PROBLEM DESCRIPTION
Only the lines from the top of the listing below to the line that has "plt.rcParams['font.family'] = ['Liberation" should be echoed, with both ends kept and pictures left out.

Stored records

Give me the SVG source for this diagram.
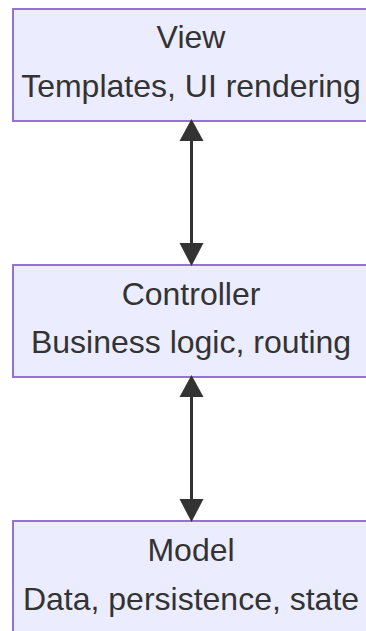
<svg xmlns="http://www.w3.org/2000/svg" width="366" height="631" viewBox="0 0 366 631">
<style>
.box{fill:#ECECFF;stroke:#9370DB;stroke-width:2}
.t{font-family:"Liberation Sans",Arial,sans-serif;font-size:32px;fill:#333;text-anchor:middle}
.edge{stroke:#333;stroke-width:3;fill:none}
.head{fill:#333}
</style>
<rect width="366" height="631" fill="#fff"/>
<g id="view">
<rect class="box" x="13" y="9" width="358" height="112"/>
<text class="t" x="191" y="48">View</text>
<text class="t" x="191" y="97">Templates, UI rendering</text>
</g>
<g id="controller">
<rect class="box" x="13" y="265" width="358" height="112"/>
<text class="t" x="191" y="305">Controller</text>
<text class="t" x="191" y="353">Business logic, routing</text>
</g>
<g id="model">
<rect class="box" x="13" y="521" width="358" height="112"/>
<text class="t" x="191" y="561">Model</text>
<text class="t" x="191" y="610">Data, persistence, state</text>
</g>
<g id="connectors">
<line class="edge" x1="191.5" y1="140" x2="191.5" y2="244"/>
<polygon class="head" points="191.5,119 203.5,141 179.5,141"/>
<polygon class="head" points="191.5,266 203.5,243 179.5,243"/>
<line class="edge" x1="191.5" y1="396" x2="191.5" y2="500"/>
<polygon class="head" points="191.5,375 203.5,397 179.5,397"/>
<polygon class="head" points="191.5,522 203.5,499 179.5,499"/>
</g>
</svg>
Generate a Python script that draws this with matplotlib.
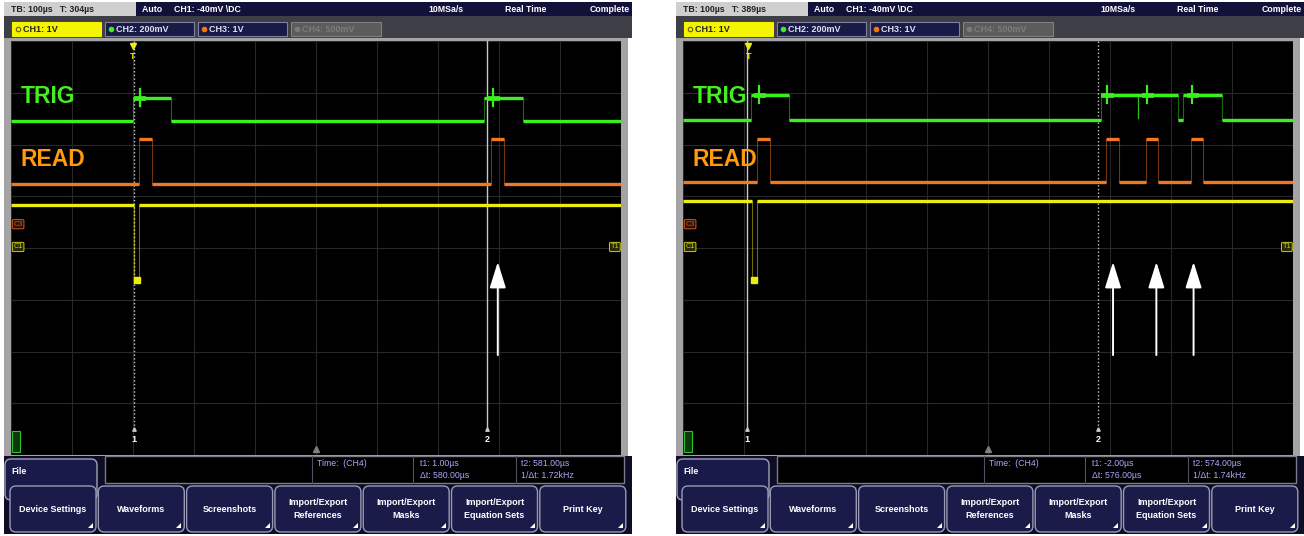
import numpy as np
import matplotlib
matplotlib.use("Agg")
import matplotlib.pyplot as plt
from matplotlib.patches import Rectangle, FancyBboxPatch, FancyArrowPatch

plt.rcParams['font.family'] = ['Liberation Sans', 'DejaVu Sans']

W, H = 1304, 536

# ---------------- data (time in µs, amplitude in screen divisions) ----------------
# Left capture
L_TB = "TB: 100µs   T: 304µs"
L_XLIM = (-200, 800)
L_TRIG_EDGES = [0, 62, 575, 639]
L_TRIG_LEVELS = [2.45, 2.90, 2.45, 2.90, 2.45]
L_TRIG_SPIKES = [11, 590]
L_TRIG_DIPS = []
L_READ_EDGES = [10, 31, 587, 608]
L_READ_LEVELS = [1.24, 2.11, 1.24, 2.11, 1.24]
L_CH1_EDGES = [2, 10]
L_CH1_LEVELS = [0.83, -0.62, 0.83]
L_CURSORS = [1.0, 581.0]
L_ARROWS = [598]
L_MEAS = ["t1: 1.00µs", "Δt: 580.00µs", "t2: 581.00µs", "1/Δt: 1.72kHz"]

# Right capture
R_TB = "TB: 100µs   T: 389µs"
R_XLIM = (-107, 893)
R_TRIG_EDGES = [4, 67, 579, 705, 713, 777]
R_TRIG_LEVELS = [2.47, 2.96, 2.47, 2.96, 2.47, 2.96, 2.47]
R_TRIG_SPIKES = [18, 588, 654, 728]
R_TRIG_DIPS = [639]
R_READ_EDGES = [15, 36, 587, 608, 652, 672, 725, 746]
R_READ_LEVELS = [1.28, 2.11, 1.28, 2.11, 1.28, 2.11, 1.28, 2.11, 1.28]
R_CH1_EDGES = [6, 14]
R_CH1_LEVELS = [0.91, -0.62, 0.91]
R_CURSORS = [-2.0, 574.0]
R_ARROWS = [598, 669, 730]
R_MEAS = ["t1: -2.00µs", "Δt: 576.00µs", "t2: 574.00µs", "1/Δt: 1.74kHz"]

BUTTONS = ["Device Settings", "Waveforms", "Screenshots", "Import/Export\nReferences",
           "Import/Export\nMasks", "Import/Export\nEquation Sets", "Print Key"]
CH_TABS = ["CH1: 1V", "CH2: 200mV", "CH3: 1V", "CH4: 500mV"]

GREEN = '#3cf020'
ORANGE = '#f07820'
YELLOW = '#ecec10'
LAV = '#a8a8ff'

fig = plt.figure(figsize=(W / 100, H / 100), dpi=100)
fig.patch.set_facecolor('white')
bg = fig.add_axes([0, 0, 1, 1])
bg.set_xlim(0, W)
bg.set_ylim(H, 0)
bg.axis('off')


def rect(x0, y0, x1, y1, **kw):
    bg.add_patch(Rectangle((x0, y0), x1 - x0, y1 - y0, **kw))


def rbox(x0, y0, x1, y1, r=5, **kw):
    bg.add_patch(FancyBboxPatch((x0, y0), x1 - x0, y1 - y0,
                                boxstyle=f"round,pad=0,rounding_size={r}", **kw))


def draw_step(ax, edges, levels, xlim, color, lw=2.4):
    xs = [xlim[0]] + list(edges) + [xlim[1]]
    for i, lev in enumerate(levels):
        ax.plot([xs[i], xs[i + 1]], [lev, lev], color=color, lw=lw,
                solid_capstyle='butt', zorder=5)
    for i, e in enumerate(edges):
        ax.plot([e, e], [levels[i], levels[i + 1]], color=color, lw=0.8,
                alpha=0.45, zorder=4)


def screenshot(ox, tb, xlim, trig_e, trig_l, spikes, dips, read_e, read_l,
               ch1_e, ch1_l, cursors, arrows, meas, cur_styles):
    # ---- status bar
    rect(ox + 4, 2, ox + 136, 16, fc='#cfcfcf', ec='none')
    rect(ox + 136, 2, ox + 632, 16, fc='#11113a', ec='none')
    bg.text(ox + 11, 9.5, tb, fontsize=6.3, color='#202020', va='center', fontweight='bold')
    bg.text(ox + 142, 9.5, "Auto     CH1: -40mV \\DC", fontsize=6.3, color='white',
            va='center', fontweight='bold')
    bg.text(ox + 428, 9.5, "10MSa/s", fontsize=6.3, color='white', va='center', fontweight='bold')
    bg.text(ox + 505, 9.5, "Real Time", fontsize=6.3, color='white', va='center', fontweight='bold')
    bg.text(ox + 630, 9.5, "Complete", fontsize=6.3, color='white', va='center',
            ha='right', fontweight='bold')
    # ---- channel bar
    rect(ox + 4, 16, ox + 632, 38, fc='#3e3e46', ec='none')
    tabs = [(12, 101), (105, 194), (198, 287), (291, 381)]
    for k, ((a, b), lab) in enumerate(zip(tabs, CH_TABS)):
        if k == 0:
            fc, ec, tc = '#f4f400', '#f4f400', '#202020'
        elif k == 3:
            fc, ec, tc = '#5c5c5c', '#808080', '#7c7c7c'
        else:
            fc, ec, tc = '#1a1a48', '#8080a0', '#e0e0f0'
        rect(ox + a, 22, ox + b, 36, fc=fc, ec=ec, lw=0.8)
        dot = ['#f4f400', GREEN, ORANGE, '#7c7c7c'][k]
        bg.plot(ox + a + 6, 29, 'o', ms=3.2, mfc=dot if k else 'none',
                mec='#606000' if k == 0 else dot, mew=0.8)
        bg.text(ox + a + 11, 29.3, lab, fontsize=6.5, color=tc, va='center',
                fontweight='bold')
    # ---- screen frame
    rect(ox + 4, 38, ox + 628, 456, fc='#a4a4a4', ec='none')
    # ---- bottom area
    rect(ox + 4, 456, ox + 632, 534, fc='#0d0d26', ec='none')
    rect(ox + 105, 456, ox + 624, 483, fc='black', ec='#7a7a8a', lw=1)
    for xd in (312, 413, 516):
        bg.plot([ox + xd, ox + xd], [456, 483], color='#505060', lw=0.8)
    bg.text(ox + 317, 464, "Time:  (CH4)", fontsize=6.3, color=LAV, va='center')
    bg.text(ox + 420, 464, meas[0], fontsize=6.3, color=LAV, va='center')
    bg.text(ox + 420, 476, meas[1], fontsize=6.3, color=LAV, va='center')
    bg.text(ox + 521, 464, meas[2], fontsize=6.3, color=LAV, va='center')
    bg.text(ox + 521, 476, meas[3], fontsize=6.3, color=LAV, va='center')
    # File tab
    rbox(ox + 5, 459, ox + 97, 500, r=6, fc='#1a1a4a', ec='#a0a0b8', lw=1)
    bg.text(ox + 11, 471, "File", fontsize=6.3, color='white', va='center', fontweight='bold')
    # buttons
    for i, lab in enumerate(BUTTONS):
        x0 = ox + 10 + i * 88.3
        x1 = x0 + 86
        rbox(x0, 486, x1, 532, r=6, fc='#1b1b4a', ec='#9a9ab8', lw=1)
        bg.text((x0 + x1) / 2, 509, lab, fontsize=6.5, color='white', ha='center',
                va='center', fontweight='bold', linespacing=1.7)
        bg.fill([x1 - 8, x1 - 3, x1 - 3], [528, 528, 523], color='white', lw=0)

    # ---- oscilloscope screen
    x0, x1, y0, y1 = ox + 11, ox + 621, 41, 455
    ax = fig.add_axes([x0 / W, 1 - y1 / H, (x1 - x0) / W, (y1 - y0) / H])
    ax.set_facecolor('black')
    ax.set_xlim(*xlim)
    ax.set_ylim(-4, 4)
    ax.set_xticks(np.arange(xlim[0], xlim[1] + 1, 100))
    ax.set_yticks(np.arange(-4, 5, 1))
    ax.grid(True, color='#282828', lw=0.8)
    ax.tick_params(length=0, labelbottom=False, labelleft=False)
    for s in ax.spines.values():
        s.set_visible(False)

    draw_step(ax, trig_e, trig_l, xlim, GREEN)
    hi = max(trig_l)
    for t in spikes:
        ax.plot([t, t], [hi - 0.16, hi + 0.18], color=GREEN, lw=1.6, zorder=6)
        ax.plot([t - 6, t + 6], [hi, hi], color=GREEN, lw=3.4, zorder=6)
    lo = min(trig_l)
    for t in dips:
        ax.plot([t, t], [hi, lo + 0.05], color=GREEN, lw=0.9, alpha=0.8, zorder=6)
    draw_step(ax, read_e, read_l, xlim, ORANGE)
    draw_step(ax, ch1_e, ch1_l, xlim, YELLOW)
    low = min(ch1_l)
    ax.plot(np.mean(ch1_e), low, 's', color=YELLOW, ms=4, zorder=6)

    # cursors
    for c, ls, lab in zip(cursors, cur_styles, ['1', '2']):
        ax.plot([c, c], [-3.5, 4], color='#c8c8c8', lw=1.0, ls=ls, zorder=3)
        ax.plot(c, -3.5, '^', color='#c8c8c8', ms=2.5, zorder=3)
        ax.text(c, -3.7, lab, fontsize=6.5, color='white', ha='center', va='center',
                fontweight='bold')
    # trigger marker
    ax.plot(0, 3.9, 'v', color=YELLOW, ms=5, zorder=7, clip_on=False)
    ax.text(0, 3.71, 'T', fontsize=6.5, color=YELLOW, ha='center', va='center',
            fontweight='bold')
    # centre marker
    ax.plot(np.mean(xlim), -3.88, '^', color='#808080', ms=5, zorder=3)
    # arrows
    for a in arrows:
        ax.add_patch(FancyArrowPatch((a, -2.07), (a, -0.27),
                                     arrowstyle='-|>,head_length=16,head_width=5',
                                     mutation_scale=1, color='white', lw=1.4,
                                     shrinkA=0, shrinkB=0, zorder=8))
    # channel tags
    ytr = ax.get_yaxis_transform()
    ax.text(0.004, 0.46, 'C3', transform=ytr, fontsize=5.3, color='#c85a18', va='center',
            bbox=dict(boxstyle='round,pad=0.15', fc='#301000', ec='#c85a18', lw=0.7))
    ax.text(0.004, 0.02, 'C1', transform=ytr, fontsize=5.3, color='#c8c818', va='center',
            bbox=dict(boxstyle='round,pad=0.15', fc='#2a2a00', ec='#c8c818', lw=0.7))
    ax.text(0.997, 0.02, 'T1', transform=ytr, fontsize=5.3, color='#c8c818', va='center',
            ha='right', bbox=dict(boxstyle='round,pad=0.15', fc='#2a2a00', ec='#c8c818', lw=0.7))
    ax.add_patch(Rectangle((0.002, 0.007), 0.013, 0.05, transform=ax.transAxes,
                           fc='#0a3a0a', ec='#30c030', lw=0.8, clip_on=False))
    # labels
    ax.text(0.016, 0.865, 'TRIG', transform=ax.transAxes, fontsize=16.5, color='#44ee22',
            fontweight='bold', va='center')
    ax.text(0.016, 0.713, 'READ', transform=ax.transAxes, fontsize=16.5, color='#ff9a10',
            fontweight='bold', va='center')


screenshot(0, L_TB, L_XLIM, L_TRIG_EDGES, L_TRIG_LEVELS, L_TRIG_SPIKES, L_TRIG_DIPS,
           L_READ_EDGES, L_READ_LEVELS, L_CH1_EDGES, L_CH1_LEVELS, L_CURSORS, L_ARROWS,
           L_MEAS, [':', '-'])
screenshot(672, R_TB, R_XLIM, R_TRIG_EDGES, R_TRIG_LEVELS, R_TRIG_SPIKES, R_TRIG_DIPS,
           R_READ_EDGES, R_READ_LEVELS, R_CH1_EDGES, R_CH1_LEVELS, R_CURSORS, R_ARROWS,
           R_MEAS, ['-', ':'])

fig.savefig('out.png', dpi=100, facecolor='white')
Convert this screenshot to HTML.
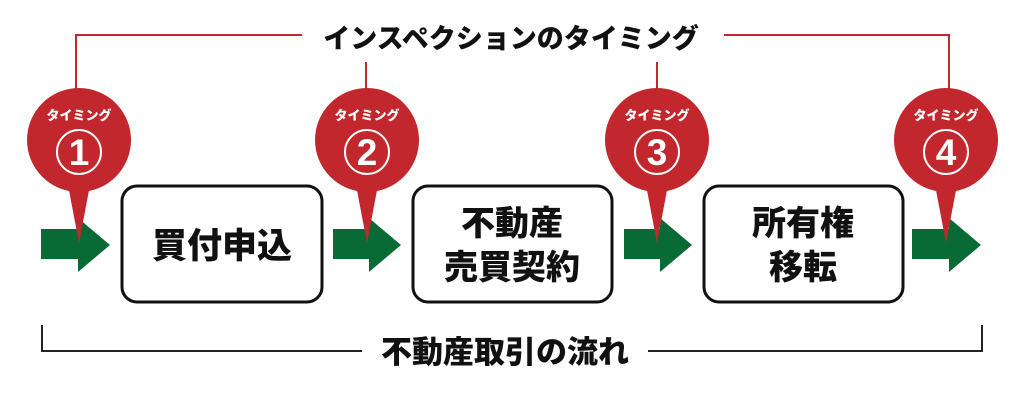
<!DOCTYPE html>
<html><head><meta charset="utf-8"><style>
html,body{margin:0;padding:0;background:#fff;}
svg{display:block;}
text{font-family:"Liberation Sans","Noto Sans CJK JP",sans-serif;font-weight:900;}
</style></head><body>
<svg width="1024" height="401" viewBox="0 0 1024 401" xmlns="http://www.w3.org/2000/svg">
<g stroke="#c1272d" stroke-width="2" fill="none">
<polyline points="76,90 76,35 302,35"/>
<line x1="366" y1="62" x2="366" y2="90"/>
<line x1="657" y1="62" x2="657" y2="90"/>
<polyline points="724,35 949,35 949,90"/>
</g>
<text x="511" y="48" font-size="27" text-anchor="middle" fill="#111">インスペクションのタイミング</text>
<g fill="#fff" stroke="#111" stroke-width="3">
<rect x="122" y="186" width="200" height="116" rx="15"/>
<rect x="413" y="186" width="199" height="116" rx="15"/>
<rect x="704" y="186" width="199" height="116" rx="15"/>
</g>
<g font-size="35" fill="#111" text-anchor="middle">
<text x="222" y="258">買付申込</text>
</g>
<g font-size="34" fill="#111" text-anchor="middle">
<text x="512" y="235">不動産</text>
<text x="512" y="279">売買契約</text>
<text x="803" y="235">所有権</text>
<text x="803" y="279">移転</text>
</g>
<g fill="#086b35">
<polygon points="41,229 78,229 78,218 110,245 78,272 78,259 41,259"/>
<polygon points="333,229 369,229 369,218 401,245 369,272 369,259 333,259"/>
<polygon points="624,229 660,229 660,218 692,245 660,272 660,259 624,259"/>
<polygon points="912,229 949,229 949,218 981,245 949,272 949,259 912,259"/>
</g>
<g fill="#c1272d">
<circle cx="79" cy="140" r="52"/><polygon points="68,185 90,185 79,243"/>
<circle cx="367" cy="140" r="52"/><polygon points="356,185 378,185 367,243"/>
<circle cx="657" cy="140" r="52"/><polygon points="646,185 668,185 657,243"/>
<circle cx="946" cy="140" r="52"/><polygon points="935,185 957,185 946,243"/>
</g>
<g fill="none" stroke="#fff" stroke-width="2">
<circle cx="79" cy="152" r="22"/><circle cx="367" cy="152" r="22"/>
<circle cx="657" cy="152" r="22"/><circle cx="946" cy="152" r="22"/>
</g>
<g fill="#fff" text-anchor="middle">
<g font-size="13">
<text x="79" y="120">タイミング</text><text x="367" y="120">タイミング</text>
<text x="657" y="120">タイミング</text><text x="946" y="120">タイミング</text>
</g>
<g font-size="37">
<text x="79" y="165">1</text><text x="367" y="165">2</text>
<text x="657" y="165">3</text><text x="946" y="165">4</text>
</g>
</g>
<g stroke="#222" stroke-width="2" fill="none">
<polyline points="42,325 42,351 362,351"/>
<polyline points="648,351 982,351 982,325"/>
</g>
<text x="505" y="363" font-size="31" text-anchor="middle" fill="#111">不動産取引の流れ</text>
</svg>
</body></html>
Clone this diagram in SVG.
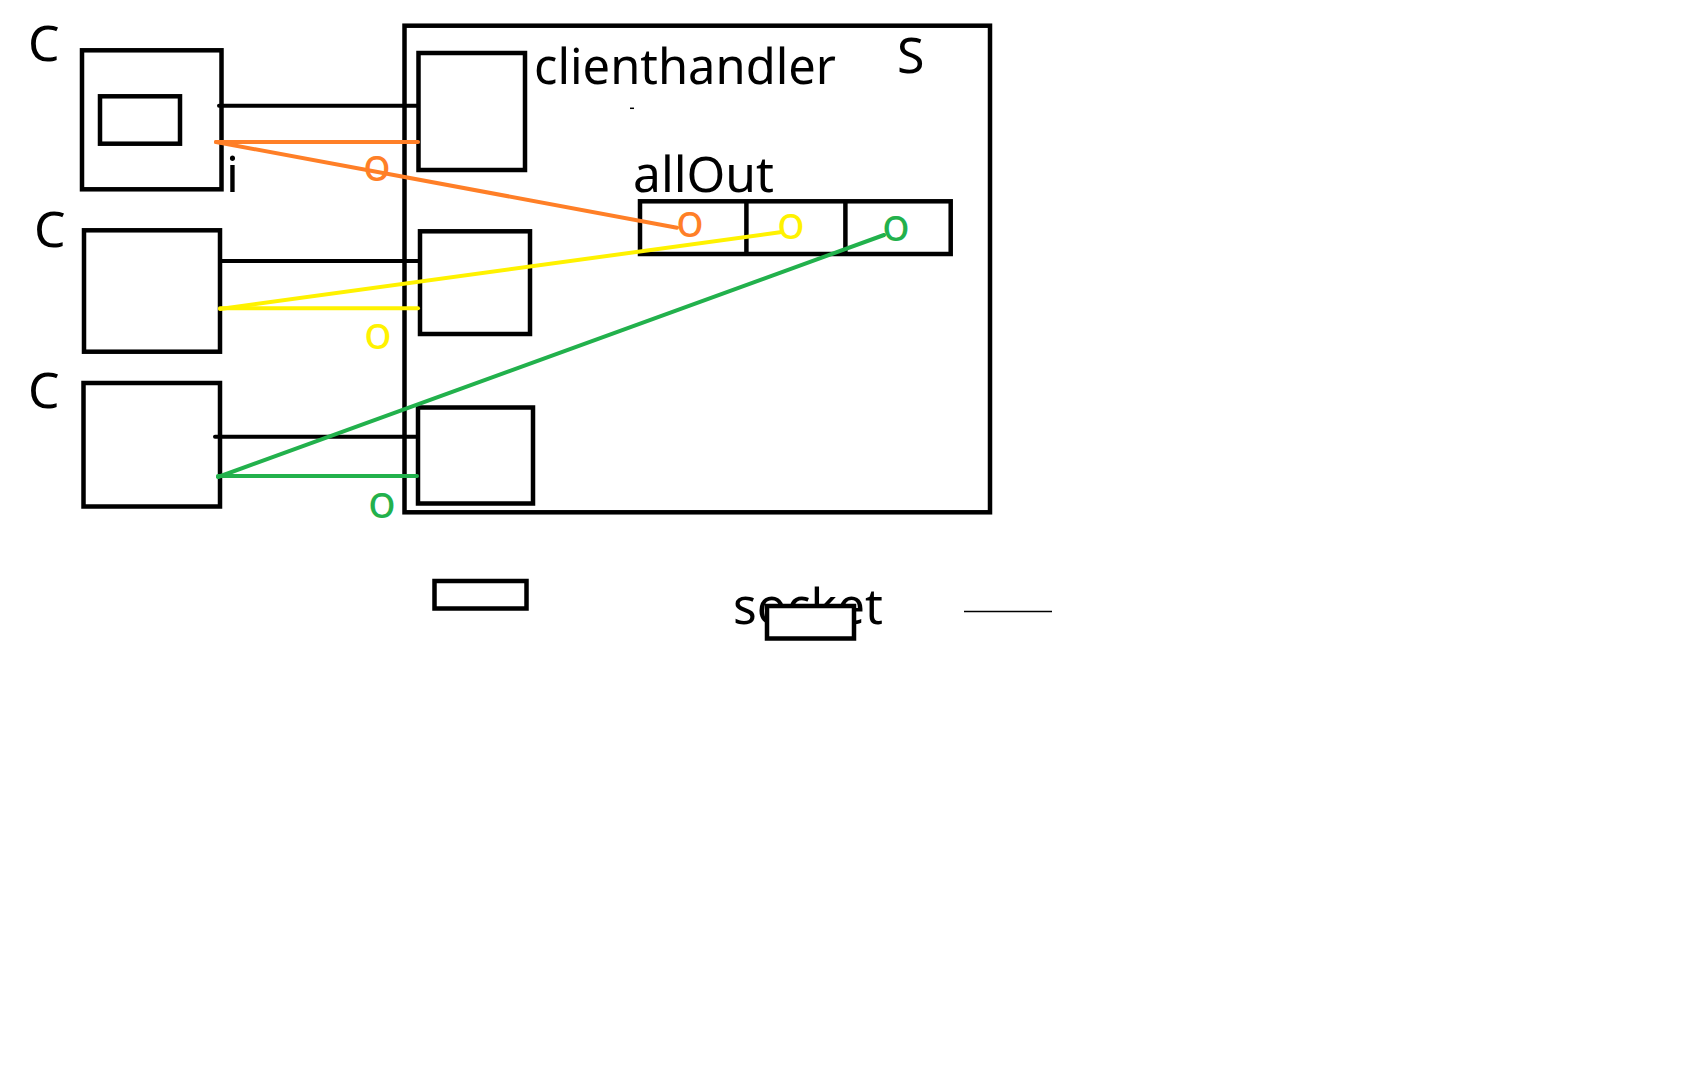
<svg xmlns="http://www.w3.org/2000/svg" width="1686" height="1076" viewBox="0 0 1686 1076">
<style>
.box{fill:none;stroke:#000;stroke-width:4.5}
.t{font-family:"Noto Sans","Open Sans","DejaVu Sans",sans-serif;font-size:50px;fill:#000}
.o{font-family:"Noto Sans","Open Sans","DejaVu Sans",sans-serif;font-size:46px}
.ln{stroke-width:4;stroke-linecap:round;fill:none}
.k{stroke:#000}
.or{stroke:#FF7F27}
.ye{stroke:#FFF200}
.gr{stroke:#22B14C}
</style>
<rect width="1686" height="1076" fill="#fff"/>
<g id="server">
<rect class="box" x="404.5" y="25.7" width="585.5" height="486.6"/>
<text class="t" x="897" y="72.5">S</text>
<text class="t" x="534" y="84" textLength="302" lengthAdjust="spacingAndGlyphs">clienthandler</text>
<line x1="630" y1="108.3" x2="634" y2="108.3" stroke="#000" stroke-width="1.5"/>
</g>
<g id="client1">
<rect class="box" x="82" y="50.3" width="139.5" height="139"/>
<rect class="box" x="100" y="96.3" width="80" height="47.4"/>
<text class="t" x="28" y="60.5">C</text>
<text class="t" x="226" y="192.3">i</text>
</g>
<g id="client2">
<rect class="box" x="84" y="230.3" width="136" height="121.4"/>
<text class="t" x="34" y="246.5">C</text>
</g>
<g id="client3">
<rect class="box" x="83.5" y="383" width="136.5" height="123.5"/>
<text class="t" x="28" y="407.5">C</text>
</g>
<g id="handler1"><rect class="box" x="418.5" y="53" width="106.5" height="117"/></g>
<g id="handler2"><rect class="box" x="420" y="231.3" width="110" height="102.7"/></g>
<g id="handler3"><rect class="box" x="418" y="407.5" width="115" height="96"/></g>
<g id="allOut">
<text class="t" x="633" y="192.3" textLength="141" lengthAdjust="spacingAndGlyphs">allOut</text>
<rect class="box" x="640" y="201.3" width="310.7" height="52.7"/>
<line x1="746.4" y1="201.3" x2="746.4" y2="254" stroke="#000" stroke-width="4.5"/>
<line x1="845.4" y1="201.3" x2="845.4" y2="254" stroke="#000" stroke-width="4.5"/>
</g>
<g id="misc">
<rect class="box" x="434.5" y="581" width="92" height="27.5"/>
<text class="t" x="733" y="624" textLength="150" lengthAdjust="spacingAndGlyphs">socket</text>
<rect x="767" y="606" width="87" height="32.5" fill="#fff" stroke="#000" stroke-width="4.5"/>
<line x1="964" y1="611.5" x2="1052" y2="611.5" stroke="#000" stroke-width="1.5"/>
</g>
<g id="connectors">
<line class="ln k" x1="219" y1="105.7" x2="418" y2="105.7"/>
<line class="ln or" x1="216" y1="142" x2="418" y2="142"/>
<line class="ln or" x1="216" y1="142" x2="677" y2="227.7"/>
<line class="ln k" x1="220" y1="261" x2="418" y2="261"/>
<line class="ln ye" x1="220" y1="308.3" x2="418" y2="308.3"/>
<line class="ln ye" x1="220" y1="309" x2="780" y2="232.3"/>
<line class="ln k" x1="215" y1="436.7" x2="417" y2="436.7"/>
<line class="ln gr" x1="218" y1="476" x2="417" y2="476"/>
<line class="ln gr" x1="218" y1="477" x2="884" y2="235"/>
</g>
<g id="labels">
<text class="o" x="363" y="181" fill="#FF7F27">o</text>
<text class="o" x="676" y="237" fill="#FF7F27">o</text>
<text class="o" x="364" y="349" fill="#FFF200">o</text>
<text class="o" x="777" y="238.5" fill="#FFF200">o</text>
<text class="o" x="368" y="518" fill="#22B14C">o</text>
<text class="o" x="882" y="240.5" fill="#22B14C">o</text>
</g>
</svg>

SOLUTION FOR THIS PROBLEM
Give me the SVG source for this diagram.
<svg xmlns="http://www.w3.org/2000/svg" width="366" height="631" viewBox="0 0 366 631">
<style>
.box{fill:#ECECFF;stroke:#9370DB;stroke-width:2}
.t{font-family:"Liberation Sans",Arial,sans-serif;font-size:32px;fill:#333;text-anchor:middle}
.edge{stroke:#333;stroke-width:3;fill:none}
.head{fill:#333}
</style>
<rect width="366" height="631" fill="#fff"/>
<g id="view">
<rect class="box" x="13" y="9" width="358" height="112"/>
<text class="t" x="191" y="48">View</text>
<text class="t" x="191" y="97">Templates, UI rendering</text>
</g>
<g id="controller">
<rect class="box" x="13" y="265" width="358" height="112"/>
<text class="t" x="191" y="305">Controller</text>
<text class="t" x="191" y="353">Business logic, routing</text>
</g>
<g id="model">
<rect class="box" x="13" y="521" width="358" height="112"/>
<text class="t" x="191" y="561">Model</text>
<text class="t" x="191" y="610">Data, persistence, state</text>
</g>
<g id="connectors">
<line class="edge" x1="191.5" y1="140" x2="191.5" y2="244"/>
<polygon class="head" points="191.5,119 203.5,141 179.5,141"/>
<polygon class="head" points="191.5,266 203.5,243 179.5,243"/>
<line class="edge" x1="191.5" y1="396" x2="191.5" y2="500"/>
<polygon class="head" points="191.5,375 203.5,397 179.5,397"/>
<polygon class="head" points="191.5,522 203.5,499 179.5,499"/>
</g>
</svg>
Generate a Python script that draws this with matplotlib.
import numpy as np
import matplotlib
matplotlib.use("Agg")
import matplotlib.pyplot as plt
from matplotlib.patches import Rectangle, FancyBboxPatch, FancyArrowPatch

plt.rcParams['font.family'] = ['Liberation Sans', 'DejaVu Sans']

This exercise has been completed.